Councils need billions in extra funding to meet adult social care costs
Even with council tax rising in with inflation, councils will need an additional £4bn a year from the government to maintain social care services at current levels and stop further cutbacks on other services such as children’s social care, public health and housing.
A growing elderly population and an increase in the number of disabled adults means the figure will rise to £18bn a year by the mid-2030s, the report predicts.
An extra £1.3bn in government funding has already been allocated for the 2020-21 financial year and councils with social care responsibilities will be able to increase council tax by up to 4 per cent.
However, even if spent in full, this additional funding will only be enough to undo around one-fifth of the peak-to-trough fall in councils’ spending on services, the report said.
The IFS suggests the long-term funding gap could be closed by giving councils additional tax raising powers, such as a local income tax.
David Phillips, associate director at the IFS, said: “The additional funding announced for councils next year could be just a lull in the storm.
“Detailed public spending plans for 2021–22 and beyond have not yet been published. But we do know that councils will rely on council tax and business rates for more of their funding going forwards.
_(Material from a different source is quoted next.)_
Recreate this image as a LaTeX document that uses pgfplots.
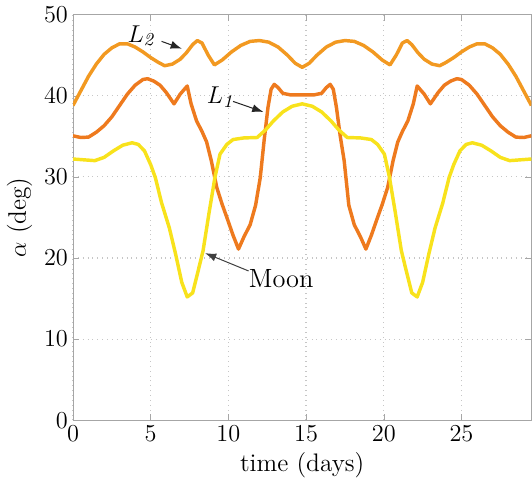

“And those revenues just don’t look like they will keep pace with the rising costs of services like adult social care – even with council tax bills going up at 4% a year, which is double the rate of inflation. That means finding billions more in funding to top up existing local tax revenues, even before thinking about new initiatives like free personal care.”
Steven Cameron, pensions director at Aegon, said: “Social care funding needs to be front and centre of domestic policy for any future Government of whatever persuasion. Increased life expectancy and the rising costs of providing care mean this is an issue that will just keep getting bigger unless tackled in a fair, transparent and sustainable way.
“To avoid individuals facing the prospect of having to use up all their hard earned savings should they need care, we believe there must be a cap on the overall amount anyone will have to pay themselves. For many, the key assurance they want is that they won’t have to use all of their lifetime savings or sell the family home to pay for social care should they need it.”